Issue with Hex Map

Java 2D
#1

Tryin to draw my temp hex tiles, but i am having problems getting them to ‘stick’ horizontially, ive read tuts. but my problem is that i dont know how to find the length of each side on the hexagon, i need that for the other problems to work, but ive gone this far with just dividing the rectangular hexagon image.

code:

// even row
if (i%2==0) {
hexGraphic[i][j].draw(g,
(int)xPos+i*HEX_SIZE,
(int)yPos+j*HEX_SIZE);
}
// odd row
else {
hexGraphic[i][j].draw(g,
(int)xPos+i*HEX_SIZE,
(int)yPos+j*HEX_SIZE+HEX_SIZE/2);
}

picture:
http://img295.imageshack.us/img295/8981/hexhelpni9.png

#2

See the hexagon as a circle with 6 points on it.

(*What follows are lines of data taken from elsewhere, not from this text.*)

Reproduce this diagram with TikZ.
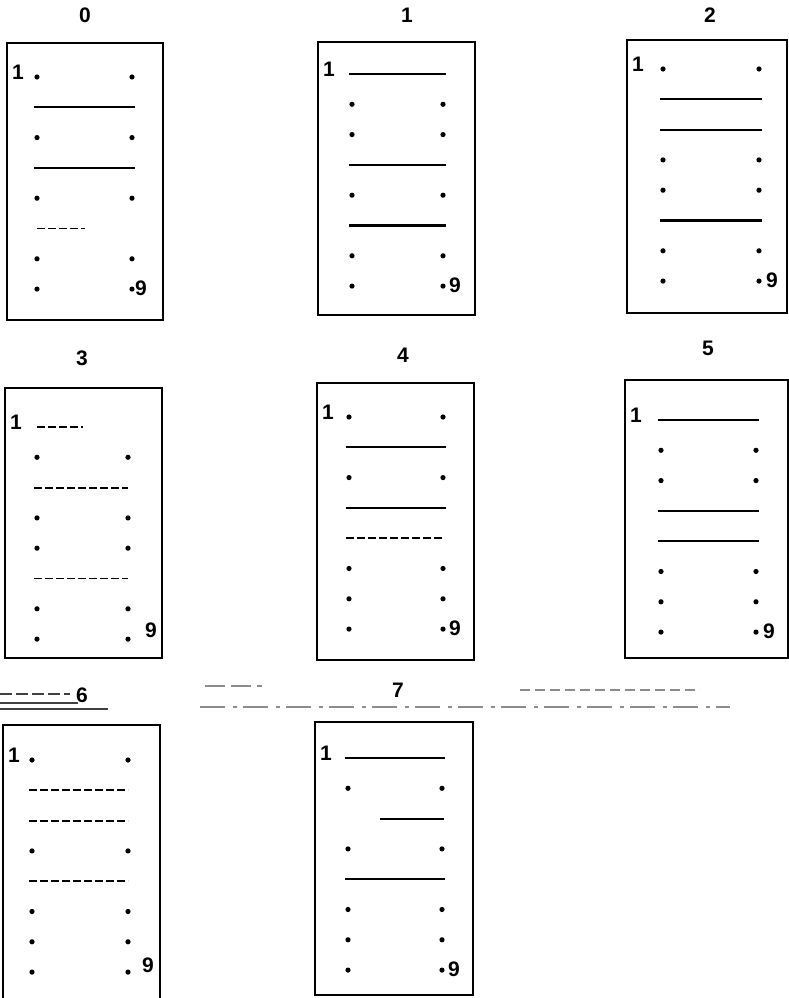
\documentclass[tikz,border=0pt]{standalone}
\usepackage{fontspec}
\setmainfont{Liberation Sans}
\tikzset{
  cardbox/.style={draw, line width=2.5pt},
  rowline/.style={line width=2.1pt},
  faintline/.style={line width=1.9pt, dash pattern=on 8pt off 3pt},
  holedot/.style={circle, fill, inner sep=0pt, minimum size=5.2pt},
  digit/.style={font=\fontsize{21}{21}\selectfont\bfseries, inner sep=0pt},
  scanstreak/.style={line width=1.4pt, black!75},
  lightstreak/.style={line width=1.2pt, black!45},
}
\begin{document}
\begin{tikzpicture}[x=1pt,y=-1pt]
\useasboundingbox (0,0) rectangle (789,998);
\foreach \n/\cx/\cy/\w/\h/\lx/\ly/\ry/\dl/\dr/\nd/\ny/\pat in {
  0/7/43/156/277/85/15/77/37/132/9/-1/{D,L,D,L,D,H,D,D},
  1/318/42/157/273/407/15/74/352/443/12/-1/{L,D,D,L,D,L,D,D},
  2/627/40/160/273/710/15/69/663/759/13/-1/{D,L,L,D,D,L,D,D},
  3/5/388/157/270/82/358/427/37/128/23/-9/{H,D,S,D,D,S,D,D},
  4/317/383/157/277/403/355/417/349/443/12/-1/{D,L,D,L,S,D,D,D},
  5/625/380/163/278/708/348/420/661/756/13/-1/{L,D,D,L,L,D,D,D},
  6/3/725/157/275/82/695/760/32/128/20/-7/{D,S,S,D,S,D,D,D},
  7/315/722/158/273/398/690/758/348/442/12/-1/{L,D,R,D,L,D,D,D}%
}{
  \draw[cardbox] (\cx,\cy) rectangle ++(\w,\h);
  \node[digit] (title\n) at (\lx,\ly) {\n};
  \node[digit] (one\n) at (\cx+11,\ry-5) {1};
  \node[digit] (nine\n) at (\dr+\nd,\ry+7*30.3+\ny) {9};
  \foreach \r [count=\i] in \pat {
    \pgfmathsetmacro\yy{\ry+(\i-1)*30.3}
    \if\r D
      \node[holedot] (dl\n-\i) at (\dl,\yy) {};
      \node[holedot] (dr\n-\i) at (\dr,\yy) {};
    \fi
    \if\r L
      \draw[rowline] (\dl-3,\yy) -- (\dr+3,\yy);
    \fi
    \if\r S
      \draw[faintline] (\dl-3,\yy) -- (\dr,\yy);
    \fi
    \if\r H
      \draw[faintline] (\dl,\yy) -- ({(\dl+\dr)/2},\yy);
    \fi
    \if\r R
      \draw[rowline] ({(\dl+\dr)/2-15},\yy) -- (\dr+2,\yy);
    \fi
  }
}
% scan streaks near labels 6 and 7
\draw[scanstreak, dash pattern=on 12pt off 4pt] (0,694) -- (70,694);
\draw[scanstreak, line width=2.6pt] (0,703) -- (78,703);
\draw[scanstreak] (0,709) -- (108,709);
\draw[lightstreak, dash pattern=on 20pt off 6pt] (205,686) -- (262,686);
\draw[lightstreak, dash pattern=on 25pt off 8pt on 4pt off 6pt] (200,707) -- (730,707);
\draw[lightstreak, dash pattern=on 10pt off 5pt] (520,690) -- (700,690);
\end{tikzpicture}
\end{document}
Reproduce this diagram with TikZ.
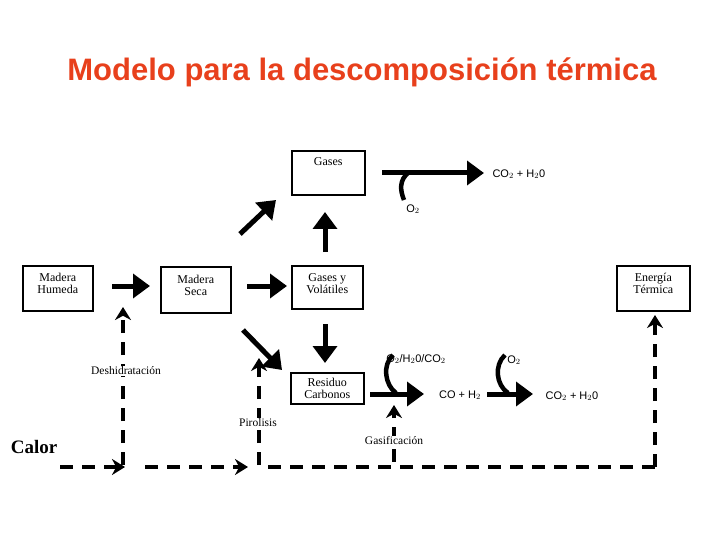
\documentclass[tikz,border=0pt]{standalone}
\usepackage{fontspec}
\setmainfont{Liberation Serif}
\newfontfamily\ttl{Liberation Sans}
\usetikzlibrary{arrows.meta}
\definecolor{ttlc}{HTML}{E8401C}
\begin{document}
\begin{tikzpicture}[x=1pt,y=-1pt,
  box/.style={draw,line width=1.6pt,inner sep=0pt,font=\fontsize{12}{12}\selectfont,align=center},
  bt/.style={font=\fontsize{12}{12}\selectfont,align=center,anchor=north},
  big/.style={line width=5pt,-{Triangle[length=17pt,width=23pt,angle'=70]}},
  hook/.style={line width=4.5pt},
  dsh/.style={line width=3.2pt,dash pattern=on 13pt off 9pt},
  darr/.style={dsh,-{Stealth[length=13pt,width=16pt]}},
  chem/.style={font=\ttl\fontsize{11}{11}\selectfont},
  lab/.style={font=\fontsize{11.5}{12}\selectfont}]
\useasboundingbox (0,0) rectangle (720,540);
\node[font=\ttl\bfseries\fontsize{31}{31}\selectfont,text=ttlc] (t) at (362,72) {Modelo para la descomposición térmica};
\node[box,minimum width=70pt,minimum height=45pt,anchor=north west] (mh) at (22,265) {};
\node[bt] at (mh.north) [yshift=-5pt] {Madera\\Humeda};
\node[box,minimum width=70pt,minimum height=46pt,anchor=north west] (ms) at (160,266) {};
\node[bt] at (ms.north) [yshift=-6pt] {Madera\\Seca};
\node[box,minimum width=73pt,minimum height=44pt,anchor=north west] (ga) at (291,150) {};
\node[bt] at (ga.north) [yshift=-4pt] {Gases};
\node[box,minimum width=71pt,minimum height=43pt,anchor=north west] (gv) at (291,265) {};
\node[bt] at (gv.north) [yshift=-5pt] {Gases y\\Volátiles};
\node[box,minimum width=73pt,minimum height=31pt,anchor=north west] (rc) at (290,372) {Residuo\\Carbonos};
\node[box,minimum width=73pt,minimum height=45pt,anchor=north west] (et) at (616,265) {};
\node[bt] at (et.north) [yshift=-5pt] {Energía\\Térmica};

\coordinate (a1s) at (112,286); \coordinate (a1e) at (150,286);
\draw[big] (a1s) -- (a1e);
\coordinate (a2s) at (247,286); \coordinate (a2e) at (287,286);
\draw[big] (a2s) -- (a2e);
\coordinate (a3s) at (240,234); \coordinate (a3e) at (276,200);
\draw[big] (a3s) -- (a3e);
\coordinate (a4s) at (325,252); \coordinate (a4e) at (325,212);
\draw[big] (a4s) -- (a4e);
\coordinate (a5s) at (243,330); \coordinate (a5e) at (282,370);
\draw[big] (a5s) -- (a5e);
\coordinate (a6s) at (325,324); \coordinate (a6e) at (325,363);
\draw[big] (a6s) -- (a6e);

% top gases reaction
\coordinate (g1) at (382,173); \coordinate (g2) at (484,173);
\draw[big] (g1) -- (g2);
\draw[hook] (409,172) .. controls (399,180) and (400,190) .. (404,200);
\node[chem,anchor=west] (cw1) at (489,174) {CO$_2$ + H$_2$0};
\node[chem] (o1) at (413,209) {O$_2$};

% bottom reactions
\coordinate (r1) at (370,394); \coordinate (r2) at (424,394);
\draw[big] (r1) -- (r2);
\draw[hook] (393,355) .. controls (382,365) and (385,385) .. (396,393);
\node[chem] (o2) at (416,359) {O$_2$/H$_2$0/CO$_2$};
\node[chem] (co) at (460,395) {CO + H$_2$};
\coordinate (r3) at (487,394); \coordinate (r4) at (533,394);
\draw[big] (r3) -- (r4);
\draw[hook] (505,355) .. controls (494,365) and (496,385) .. (508,393);
\node[chem] (o3) at (514,360) {O$_2$};
\node[chem] (cw2) at (572,396) {CO$_2$ + H$_2$0};

% calor
\node[font=\bfseries\fontsize{19}{19}\selectfont] (cal) at (34,447) {Calor};
\coordinate (h0) at (60,467); \coordinate (h1) at (125,467);
\coordinate (h2) at (145,467); \coordinate (h3) at (248,467);
\coordinate (h4) at (268,467); \coordinate (h5) at (655,467);
\draw[darr] (h0) -- (h1);
\draw[darr] (h2) -- (h3);
\draw[dsh] (h4) -- (h5);
\draw[darr] (h5) -- (655,315);
\draw[darr] (123,465) -- (123,307);
\node[lab,fill=white,inner sep=1pt] (dh) at (126,371) {Deshidratación};
\draw[darr] (259,465) -- (259,358);
\node[lab,fill=white,inner sep=1pt] (pi) at (258,423) {Pirolisis};
\draw[darr] (394,462) -- (394,405);
\node[lab,fill=white,inner sep=1pt] (gs) at (394,441) {Gasificación};
\end{tikzpicture}
\end{document}
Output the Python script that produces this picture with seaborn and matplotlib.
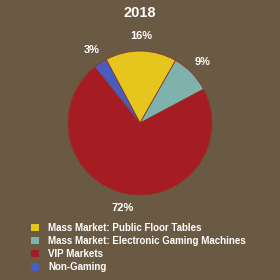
import seaborn as sns
import matplotlib.pyplot as plt

# Revenue share, 2018
categories = [
    "Mass Market: Public Floor Tables",
    "Mass Market: Electronic Gaming Machines",
    "VIP Markets",
    "Non-Gaming",
]
shares = [16, 9, 72, 3]
colors = ["#e6c51c", "#7fb2ad", "#a51c22", "#4a5cc0"]
bg = "#6a5943"

sns.set_theme(style="white")
plt.rcParams["font.family"] = ["Liberation Sans", "DejaVu Sans"]

fig = plt.figure(figsize=(2.8, 2.8), dpi=100, facecolor=bg)
ax = fig.add_axes([0.1785, 0.239, 0.643, 0.643])
ax.set_facecolor(bg)

wedges, texts = ax.pie(
    shares,
    colors=colors,
    labels=[f"{v}%" for v in shares],
    startangle=118,
    counterclock=False,
    labeldistance=1.21,
    wedgeprops={"edgecolor": "#8a3a2a", "linewidth": 0.6},
    textprops={"color": "white", "fontsize": 8, "fontweight": "bold"},
)
for t in texts:
    t.set_horizontalalignment("center")
ax.set_aspect("equal")

fig.text(0.5, 0.952, "2018", ha="center", va="center", color="white",
         fontsize=10.5, fontweight="bold")

handles = [plt.Rectangle((0, 0), 1, 1, facecolor=c, edgecolor="none") for c in colors]
fig.legend(
    handles, categories,
    loc="upper left", bbox_to_anchor=(0.095, 0.222),
    frameon=False, handlelength=0.8, handleheight=0.8,
    handletextpad=0.9, labelspacing=0.33, borderpad=0,
    labelcolor="white", prop={"weight": "bold", "size": 7},
)

fig.savefig("out.png", dpi=100, facecolor=bg)
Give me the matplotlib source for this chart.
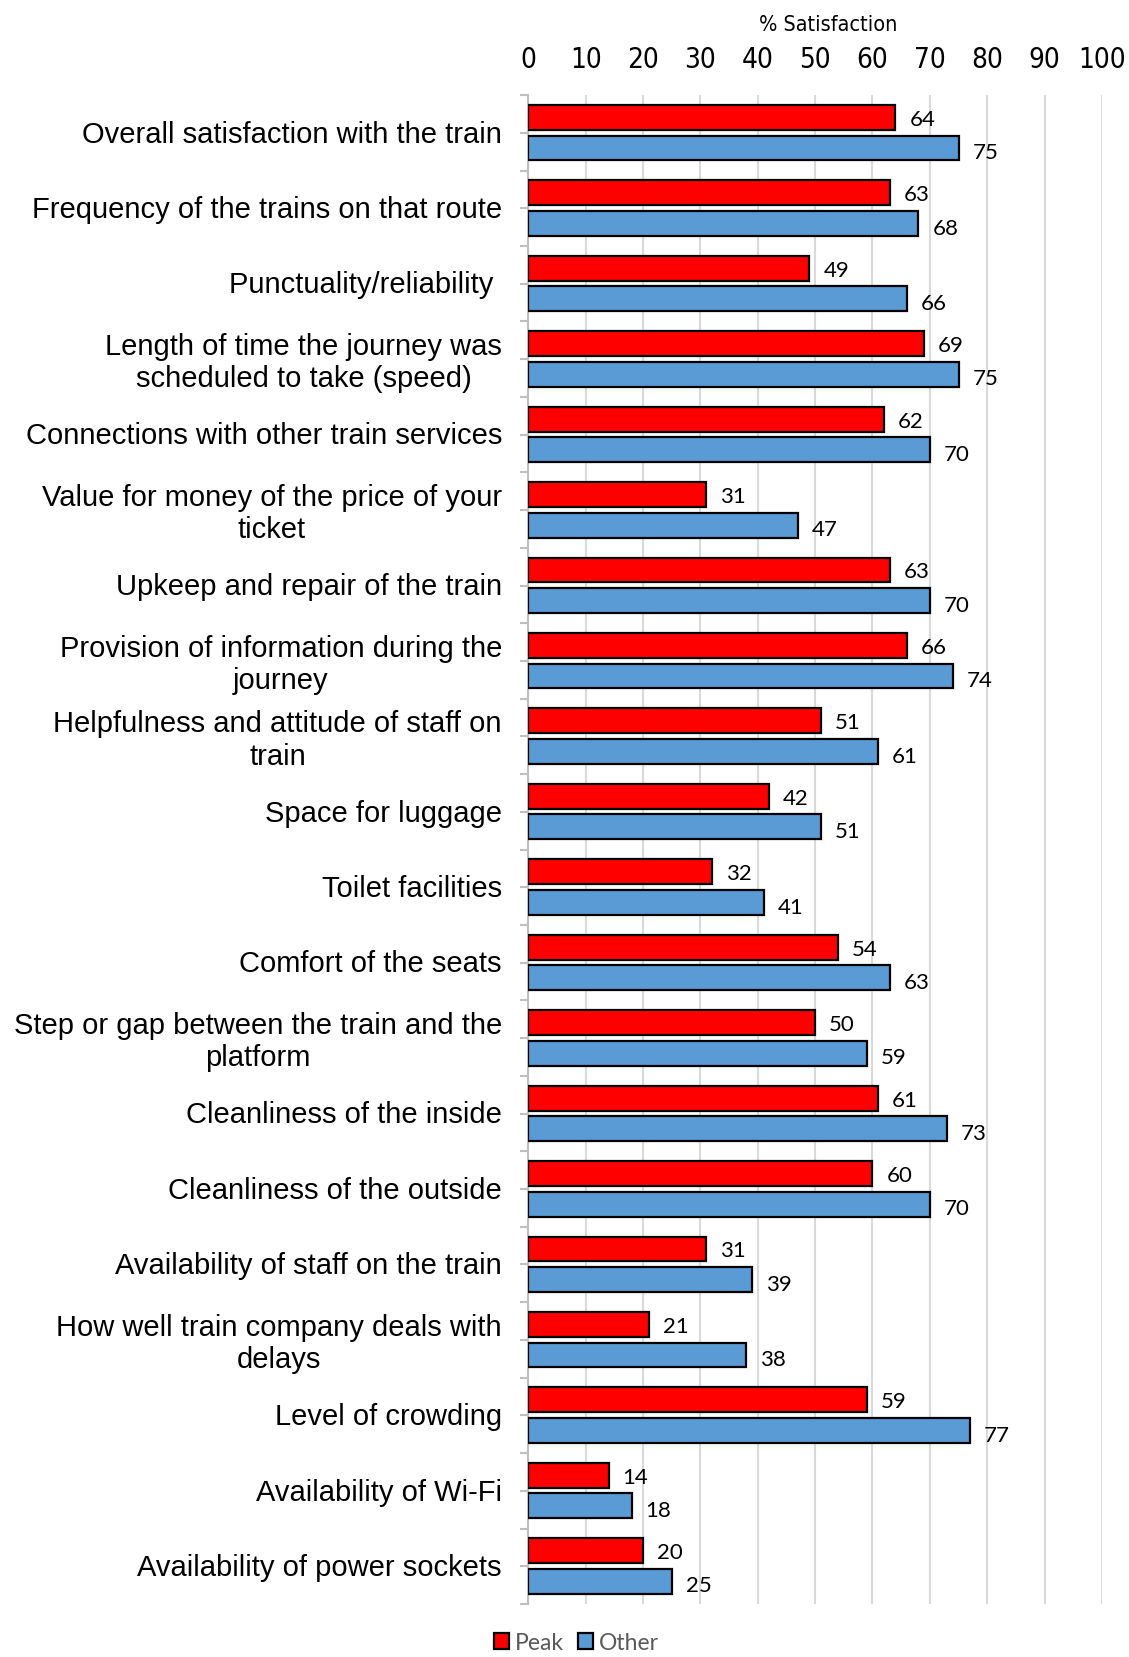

Calculate the coordinates of 2 points next to eachother.

Calculate the distance between the coordinates.

#3

http://www.gamedev.net/reference/articles/article1800.asp

Just keep in mind that a hexagon is basically a diamond (or an isometric square) with a square shoved into the middle.

#4

I was using that same exact tutorial, but the problem lies in that, I want my program to figure out ‘s’ the length of each side on the hexagon, for ANY size hexagon as I please and that i passed from a constructor. I have been hearing many ways to do it, pretend it a circle, a triangle,n or a diamond, lol. I’ll see what I can do, but im an idiot noob after all.

#5

also a general question about hex maps, are they more wide than they are tall? Because i was looking at some hexes and they seem wider than my 80x80 hex. Kinda making me furious!

EDIT: i found out in photoshop while making a hexagon, that its wider than tall. Its more attractive this way, but now my calculations have been destroyed.

#6

So what you want is the length of the hexagon’s sides when the hexagon is in a certain size square (e.g. when it’s replacing a tile).

Going by the article:

“a” would be the width of the tile
“b” would be the height of the tile

Use these 2 equations:

b = s + 2 * h
h = sin(30) * s

Since sin(30) = 0.5,

h = s / 2

Combining that with the equation for b, we get

b = s + 2 * s / 2 = b = 2 * s

So s = b / 2.

This means that the length of each side is equal to half the height of the square tile.

Since r = cos(30) * s and cos(30) is approximately 0.866, a should be a little bit less than b.

I found another article at http://www.gamedev.net/reference/articles/article747.asp , which might be useful.

#7

I figured it out actually, i did it by just multiplying the [i] positions by HEX_SIZE*0.75, and it figures out the overlap, and everything works great now. Thanks guys.

#8

HEX_SIZE*0.75 gives you a float, I would rather use * 3 then / 4, but then it might not be accurate as this returns an integer. Basicly for x,y positions on screen you should be able to calculate an integer that matches wanted position, as everything on screen are x and y coords. Disclaimer: I never did this, just my theory.